It takes a lot to bring a very old piece of literature to life. Yet many directors continue to try and bring the stories of Bronte sisters, Jane Austen and the like to new audiences every generation or so, some with middling success and others rejuvenate the text on the page. Fortunately for Louisa May Alcott’s famed story Little Women, in the hands of an actress-cum-director Greta Gerwig, retains the spirit of the story but also makes it feel fresh for new audiences.
In the years after the Civil War, Jo March (Saoirse Ronan) lives in New York and makes her living as a writer, while her sister Amy (Florence Pugh) studies painting in Paris. Amy has a chance encounter with Theodore (Timothee Chalamet), a childhood friend. Their oldest sibling, Meg (Emma Watson), is married to a schoolteacher, while shy sister Beth (Eliza Scanlen) develops an illness that brings the family together. With the help of the other women in their lives, their mother Marmee (Laura Dern) and their Aunt March (Meryl Streep), they navigate their environments and try to come into their own at a time where it wasn’t so easy.

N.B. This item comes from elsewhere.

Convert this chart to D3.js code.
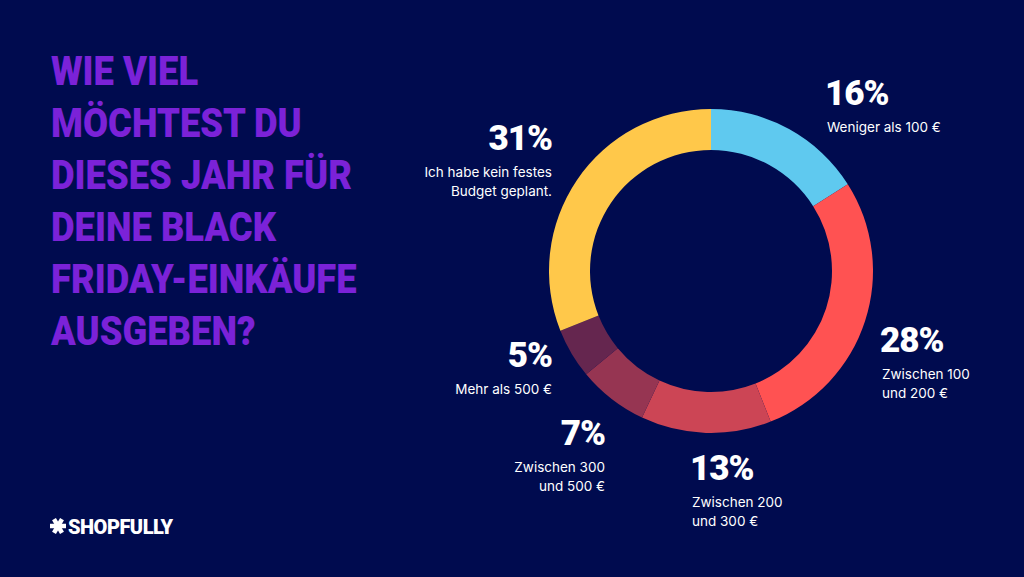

Fortunately Gerwig isn’t overly protective of the source material and following it to a tee. Her own personal touches can be felt throughout. The way the story plays out, with it’s moving between timelines to draw connections between childhood memories and their results in adulthood, as well as how old feuds have affected new friendships, really highlights to the audience how these relationships have grown and changed over time. Gerwig underlines the female empowerment of its centre character Jo, and juxtaposes the creative boundaries that exist for her in the story (perhaps an allegory of Gerwig’s own battles in the industry herself). It is both one with the original source material, but goes one step further to bring to life the spirit of what Alcott wanted to explore – strong women and the familial relationship between them.
On the acting side, every performance is superb. Ronan brings passion to her portrayal of Jo and the audience is immediately drawn to her. Though at times her actions could have sidelined her from likeability, with Gerwig’s direction and Ronan’s acting, it is a mere quirk of her personality. She is wild and ambitious, rejecting the social norms of her time, making her so relatable to contemporary audiences. Pugh brings grace to Amy, avoiding the spoiled characterisations of previous outings. She is headstrong and the story also belong to her. Watson is a solid fixture in the story as Meg and Scanlen’s reserved Beth are equally as pertinent to the story. Chalamet again comes out at the romantic and charming Teddy, solidifying him as a contemporary heartthrob with sensitivity but brazen personality. I see this as his Colin Firth in Pride and Prejudice (1995) moment. In the supports, Dern is the mother you’ve always wanted, understanding and calm, despite battling her own problems and Streep is the comical grandmother whose sharpness and old-fashioned values are reminiscent of the Dowager Countess of Graham Violet Crawley.
The script is excited and full of energy. The dialogue sounds true to form, but its delivery is excellent, evoking Gilmore Girls via Jane Austen. Costuming and art direction are both magnificent, drawing us into the period and adding an extension to the women’s personalities as well. The March house is a kaleidoscopic mess of bits and bobs, most of which the girls play with and entertainment each other with, but mainly it evokes warmth and glows as much as the characters. It’s the heart of the family unit and grounds the characters presence in the story.
It’s a beautiful film, it feels like a hug from a grandparent who has told stories to you throughout the years. There’s joy and pleasure to be had, coupled with strong emotions of losing one so close to you, but ultimately it’s the beautiful story of women, all types and personalities, their relationships, the bonds of love with mothers and fathers, creative ambition and battling the odds for something you believe in. The ending is true to the story, but subverted so that Jo’s creation is one of her many pride and joys, and remind us of the love of family and of how we grow to be who we are. To bastardize a quote from the HBO TV show Girls, “A friendship between sisters is grander and more dramatic than any romance.” And that’s never been truer than here.
Beautifully acted and expertly direction adaptation is the perfect modernisation of a classic story that we don’t deserve, but need. It’s heartfelt and uplifting. Perfect in so many ways.
Let Gerwig direct the sequels to the original, Little Men and Jo’s Boys. Or just give her a damn Oscar nomination!